Beefy Boxes and Bandwidth Generously Provided by pair Networks
more useful options
 
PerlMonks  

@ in regex, or not?

by JPaul (Hermit)
on Mar 26, 2001 at 20:50 UTC ( #67232=perlquestion: print w/replies, xml ) Need Help??

JPaul has asked for the wisdom of the Perl Monks concerning the following question:

Greetings all,

I'm trying to make a regex to match eMail addresses work, which looks something like this:

if ($entry !~ /^([a-zA-Z0-9@_.]*)$/) {
For some strange reason, the regex fails to match the @ in $entry, and will fail all eMail addresses passed through it.
I assume it has something to do with the fact that @ is the array token - however if I use \@, perl appears to match the eMail address - but complains about an uninitialised value... Which as soon as I drop the @, it stops moaning.

Any bright sparks out there point out whats probably an obvious blunder?

Cheers,
JP

-- Alexander Widdlemouse undid his bellybutton and his bum dropped off --

Replies are listed 'Best First'.
Re: @ in regex, or not?
by arturo (Vicar) on Mar 26, 2001 at 21:13 UTC

    @_ is indeed something perl groks natively (it's the argument list passed to a subroutine); and variables are interpolated into regular expressions. So, as written, your surmise about what's going wrong is correct; but shift those characters around (follow @ with anything else), and you probably wouldn't have seen just the problem you're seeing.

    I don't see why perl would complain about an uninitialized value if the *only* change you made was escaping the @.

    Now, to switch gears: this regex ain't gonna match email addresses. With the * following the character class it's just looking for ZERO OR MORE letters, digits, etc., so even "" is going to match.

    Even if you change that * to a +, you're still not going to match anything like the range of valid email addresses "0", "@" all by themselves will match with that change.
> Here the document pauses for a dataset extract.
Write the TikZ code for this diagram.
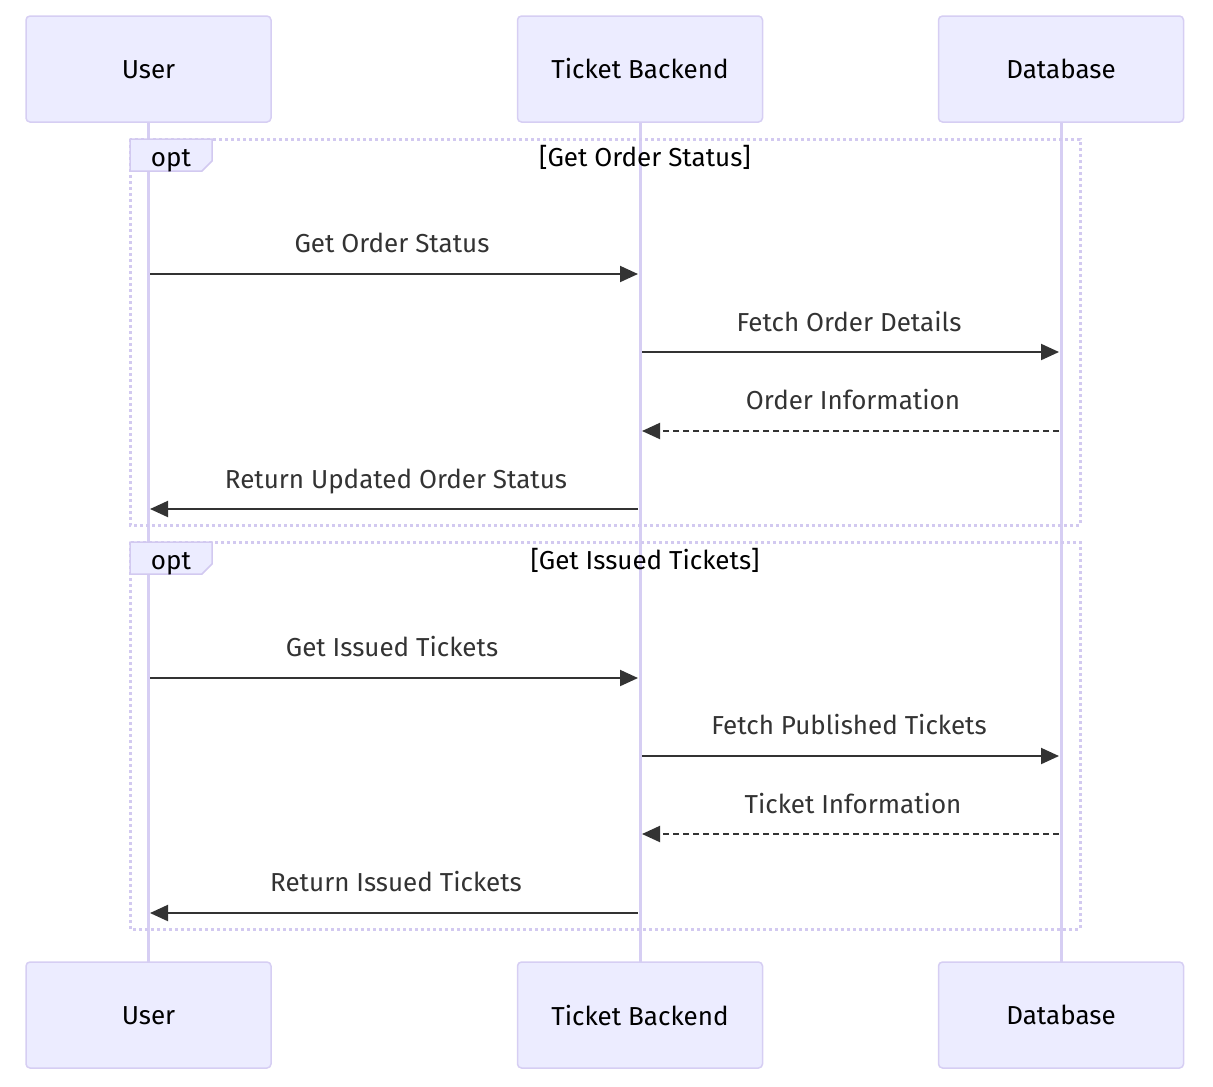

    There are lots of threads on this site about validating email addresses; matching the strings is a common thing people try to do in Perl, but there's no really simple way (see perlfaq9). That said, you might look into Email::Valid, Email::Find, or, if you really wanna do it with a regex, see the informative Re: pattern match e-mail addresses.

    Philosophy can be made out of anything. Or less -- Jerry A. Fodor

Re: @ in regex, or not?
by tadman (Prior) on Mar 26, 2001 at 20:57 UTC
    First, watch out for the 'dot' in your set, which Perl interprets as "stuff" (i.e. not a linefeed ('\n'), unless you're using crazy regexp options like /s). You probably mean literal-dot ('\.') instead.

    Secondly, I'm not sure why you're using a negative match assertion ('!~') instead of a positive one ('=~'). It seems to be the opposite of what you're looking for:      if ($entry =~ /^([a-zA-Z0-9\@_\.]*)$/) { This code memorizes the entire e-mail address, which is apparently what you intended by using the brackets in your regexp. As a note, though, since you are memorizing the entire thing, why bother to do this instead of just using $entry?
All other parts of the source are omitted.